Neither could these demands be considered unreasonable.
It’s undeniable that LGBTQ people face more discrimination generally than non-LGBTQ people.
This is made evident by the fact LGBTQ people only had their right to be married acknowledged last year.
This general incongruence in obstacles facing LGBTQ people and heterosexual people is obvious to anyone who can pick up a history book, look at the news or digest the events going on around them in their own communities.
Auburn University students comprise over half of the city of Auburn’s population.
We can have a strong voice, and we have a moral obligation to use that voice to advocate for the inclusiveness and equality our LGBTQ family members deserve.
We need to ensure our family is protected, not only on campus, but also in our community.
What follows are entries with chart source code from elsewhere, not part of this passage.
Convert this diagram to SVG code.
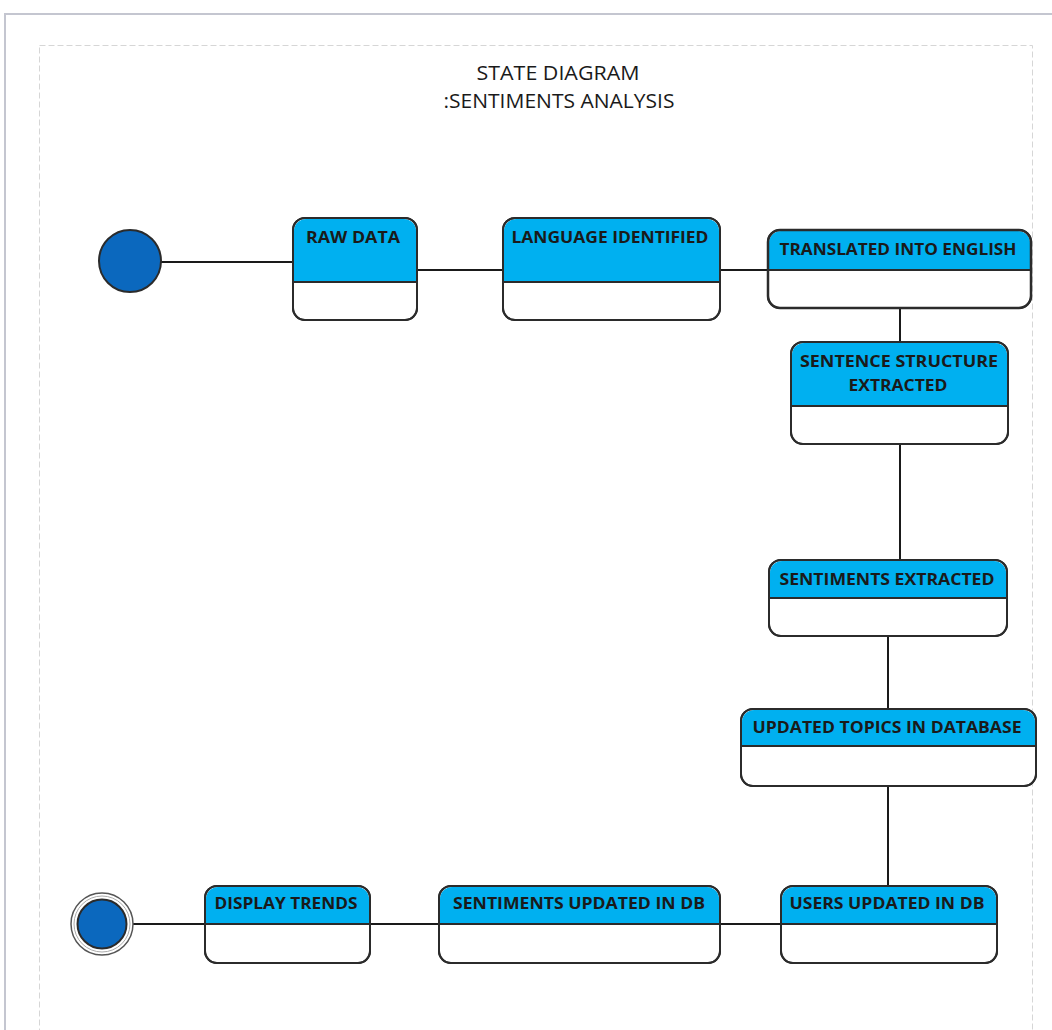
<svg xmlns="http://www.w3.org/2000/svg" width="1052" height="1030" viewBox="0 0 1052 1030">
  <style>
    .page { fill: #ffffff; stroke: #c4c6d0; stroke-width: 2; }
    .frame { fill: none; stroke: #d6d6d6; stroke-width: 1; stroke-dasharray: 6 3; }
    .title { font-family: "Open Sans", "Liberation Sans", sans-serif; font-size: 20px; fill: #1a1a1a; text-anchor: middle; }
    .body { fill: #ffffff; stroke: #2b2b2b; stroke-width: 2; }
    .outline { fill: none; stroke: #2b2b2b; stroke-width: 2; }
    .head { fill: #00b0f0; }
    .div { stroke: #2b2b2b; stroke-width: 2; }
    .label { font-family: "Open Sans", "Liberation Sans", sans-serif; font-size: 16px; font-weight: bold; fill: #1a1a1a; text-anchor: middle; }
    .conn line { stroke: #1a1a1a; stroke-width: 2; }
    .dot { fill: #0b68be; stroke: #2b2b2b; stroke-width: 2; }
  </style>

  <!-- page and dashed diagram frame -->
  <rect class="page" x="5" y="14" width="1060" height="1030"/>
  <rect class="frame" x="39.5" y="45.5" width="993" height="1000"/>

  <text class="title" x="558" y="80" textLength="163" lengthAdjust="spacingAndGlyphs">STATE DIAGRAM</text>
  <text class="title" x="559" y="108" textLength="231" lengthAdjust="spacingAndGlyphs">:SENTIMENTS ANALYSIS</text>

  <!-- transitions -->
  <g id="connectors" class="conn">
    <line x1="161" y1="262" x2="293" y2="262"/>
    <line x1="417" y1="270" x2="503" y2="270"/>
    <line x1="720" y1="270" x2="768" y2="270"/>
    <line x1="900" y1="308" x2="900" y2="342"/>
    <line x1="900" y1="444" x2="900" y2="560"/>
    <line x1="888" y1="636" x2="888" y2="709"/>
    <line x1="888" y1="786" x2="888" y2="886"/>
    <line x1="720" y1="924" x2="781" y2="924"/>
    <line x1="370" y1="924" x2="439" y2="924"/>
    <line x1="133" y1="924" x2="205" y2="924"/>
  </g>

  <!-- initial state -->
  <g id="initial">
    <circle class="dot" cx="130" cy="261" r="31"/>
  </g>

  <g id="raw-data">
    <rect class="body" x="293" y="218" width="124" height="102" rx="12"/>
    <path class="head" d="M306,219 H404 A12,12 0 0 1 416,231 V282 H294 V231 A12,12 0 0 1 306,219 Z"/>
    <rect class="outline" x="293" y="218" width="124" height="102" rx="12"/>
    <line class="div" x1="293" y1="282" x2="417" y2="282"/>
    <text class="label" x="353" y="243" textLength="94" lengthAdjust="spacingAndGlyphs">RAW DATA</text>
  </g>

  <g id="language-identified">
    <rect class="body" x="503" y="218" width="217" height="102" rx="12"/>
    <path class="head" d="M516,219 H707 A12,12 0 0 1 719,231 V282 H504 V231 A12,12 0 0 1 516,219 Z"/>
    <rect class="outline" x="503" y="218" width="217" height="102" rx="12"/>
    <line class="div" x1="503" y1="282" x2="720" y2="282"/>
    <text class="label" x="610" y="243" textLength="197" lengthAdjust="spacingAndGlyphs">LANGUAGE IDENTIFIED</text>
  </g>

  <g id="translated">
    <rect class="body" x="768" y="230" width="263" height="78" rx="12"/>
    <path class="head" d="M781,231 H1018 A12,12 0 0 1 1030,243 V270 H769 V243 A12,12 0 0 1 781,231 Z"/>
    <rect class="outline" x="768" y="230" width="263" height="78" rx="12" style="stroke-width:2.5"/>
    <line class="div" x1="768" y1="270" x2="1031" y2="270"/>
    <text class="label" x="898" y="255" textLength="237" lengthAdjust="spacingAndGlyphs">TRANSLATED INTO ENGLISH</text>
  </g>

  <g id="sentence-structure">
    <rect class="body" x="791" y="342" width="217" height="102" rx="12"/>
    <path class="head" d="M804,343 H995 A12,12 0 0 1 1007,355 V406 H792 V355 A12,12 0 0 1 804,343 Z"/>
    <rect class="outline" x="791" y="342" width="217" height="102" rx="12"/>
    <line class="div" x1="791" y1="406" x2="1008" y2="406"/>
    <text class="label" x="899" y="367" textLength="198" lengthAdjust="spacingAndGlyphs">SENTENCE STRUCTURE</text>
    <text class="label" x="898" y="391" textLength="99" lengthAdjust="spacingAndGlyphs">EXTRACTED</text>
  </g>

  <g id="sentiments-extracted">
    <rect class="body" x="769" y="560" width="238" height="76" rx="12"/>
    <path class="head" d="M782,561 H994 A12,12 0 0 1 1006,573 V598 H770 V573 A12,12 0 0 1 782,561 Z"/>
    <rect class="outline" x="769" y="560" width="238" height="76" rx="12"/>
    <line class="div" x1="769" y1="598" x2="1007" y2="598"/>
    <text class="label" x="887" y="585" textLength="215" lengthAdjust="spacingAndGlyphs">SENTIMENTS EXTRACTED</text>
  </g>

  <g id="updated-topics">
    <rect class="body" x="741" y="709" width="295" height="77" rx="12"/>
    <path class="head" d="M754,710 H1023 A12,12 0 0 1 1035,722 V746 H742 V722 A12,12 0 0 1 754,710 Z"/>
    <rect class="outline" x="741" y="709" width="295" height="77" rx="12"/>
    <line class="div" x1="741" y1="746" x2="1036" y2="746"/>
    <text class="label" x="887" y="733" textLength="269" lengthAdjust="spacingAndGlyphs">UPDATED TOPICS IN DATABASE</text>
  </g>

  <g id="users-updated">
    <rect class="body" x="781" y="886" width="216" height="77" rx="12"/>
    <path class="head" d="M794,887 H984 A12,12 0 0 1 996,899 V924 H782 V899 A12,12 0 0 1 794,887 Z"/>
    <rect class="outline" x="781" y="886" width="216" height="77" rx="12"/>
    <line class="div" x1="781" y1="924" x2="997" y2="924"/>
    <text class="label" x="887" y="909" textLength="195" lengthAdjust="spacingAndGlyphs">USERS UPDATED IN DB</text>
  </g>

  <g id="sentiments-updated">
    <rect class="body" x="439" y="886" width="281" height="77" rx="12"/>
    <path class="head" d="M452,887 H707 A12,12 0 0 1 719,899 V924 H440 V899 A12,12 0 0 1 452,887 Z"/>
    <rect class="outline" x="439" y="886" width="281" height="77" rx="12"/>
    <line class="div" x1="439" y1="924" x2="720" y2="924"/>
    <text class="label" x="579" y="909" textLength="252" lengthAdjust="spacingAndGlyphs">SENTIMENTS UPDATED IN DB</text>
  </g>

  <g id="display-trends">
    <rect class="body" x="205" y="886" width="165" height="77" rx="12"/>
    <path class="head" d="M218,887 H357 A12,12 0 0 1 369,899 V924 H206 V899 A12,12 0 0 1 218,887 Z"/>
    <rect class="outline" x="205" y="886" width="165" height="77" rx="12"/>
    <line class="div" x1="205" y1="924" x2="370" y2="924"/>
    <text class="label" x="286" y="909" textLength="143" lengthAdjust="spacingAndGlyphs">DISPLAY TRENDS</text>
  </g>

  <!-- final state -->
  <g id="final">
    <circle cx="102" cy="924" r="31" fill="#ffffff" stroke="#555555" stroke-width="1.5"/>
    <circle cx="102" cy="924" r="28" fill="none" stroke="#aaaaaa" stroke-width="1"/>
    <circle class="dot" cx="102" cy="924" r="24.5"/>
  </g>
</svg>
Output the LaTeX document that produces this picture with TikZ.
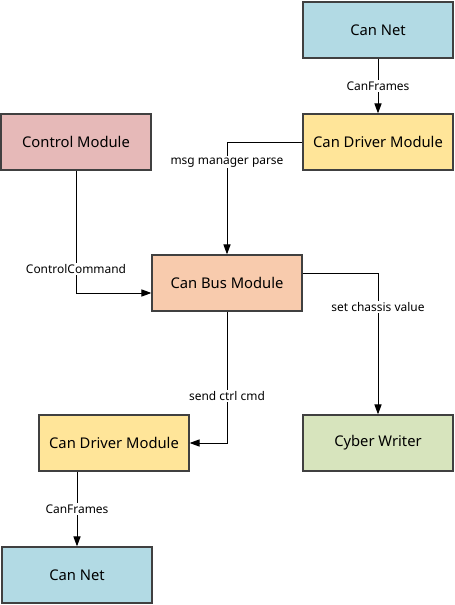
\documentclass[tikz,border=0pt]{standalone}
\usepackage{fontspec}
\setmainfont{Noto Sans}
\usepackage{tikz}
\usetikzlibrary{arrows.meta}

\definecolor{netblue}{RGB}{178,218,228}
\definecolor{drvyellow}{RGB}{255,229,153}
\definecolor{ctrlpink}{RGB}{230,185,184}
\definecolor{buspeach}{RGB}{248,203,173}
\definecolor{writergreen}{RGB}{215,228,189}
\definecolor{edgegray}{RGB}{64,64,64}

\tikzset{
    box/.style={draw=edgegray, line width=0.9pt, minimum width=3.75cm, minimum height=1.4cm,
        font=\fontsize{10.5}{12}\selectfont, inner sep=0pt},
    netbox/.style={box, fill=netblue},
    drvbox/.style={box, fill=drvyellow},
    ctrlbox/.style={box, fill=ctrlpink},
    busbox/.style={box, fill=buspeach},
    writerbox/.style={box, fill=writergreen},
    arr/.style={line width=0.7pt, -{Triangle[length=0.25cm,width=0.18cm]}},
    lbl/.style={fill=white, inner sep=1pt, font=\fontsize{8.5}{10}\selectfont}
}

\begin{document}
\begin{tikzpicture}[x=0.025cm, y=-0.025cm]
    \useasboundingbox (0,0) rectangle (454,605);

    \node[netbox]    (netA)  at (378,30)  {Can Net};
    \node[drvbox]    (drvA)  at (378,142) {Can Driver Module};
    \node[ctrlbox]   (ctrl)  at (76,142)  {Control Module};
    \node[busbox]    (bus)   at (227,283) {Can Bus Module};
    \node[writerbox] (cyber) at (378,443) {Cyber Writer};
    \node[drvbox]    (drvB)  at (114,443) {Can Driver Module};
    \node[netbox]    (netB)  at (77,575)  {Can Net};

    \draw[arr] (netA) -- node[lbl]{CanFrames} (drvA);
    \draw[arr] (drvA.west) -| node[lbl, pos=0.59]{msg manager parse} (bus.north);
    \draw[arr] (ctrl.south) |- node[lbl, pos=0.4]{ControlCommand} ([yshift=-0.25cm]bus.west);
    \draw[arr] ([yshift=0.25cm]bus.east) -| node[lbl, pos=0.62]{set chassis value} (cyber.north);
    \draw[arr] (bus.south) |- node[lbl, pos=0.32]{send ctrl cmd} (drvB.east);
    \draw[arr] (netB.north |- drvB.south) -- node[lbl]{CanFrames} (netB.north);

\end{tikzpicture}
\end{document}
This will involve interacting with city officials and demanding nondiscrimination policies and laws.
Auburn can carry the mantle in leading the fight for LGBTQ equality in Alabama.
It’s not like other cities are far ahead of us, with the highest score in Alabama belonging to Birmingham with a proud 12 out of 100.
Let’s lead this charge and extend the Auburn Family to those not only on our campus, but in our city as well.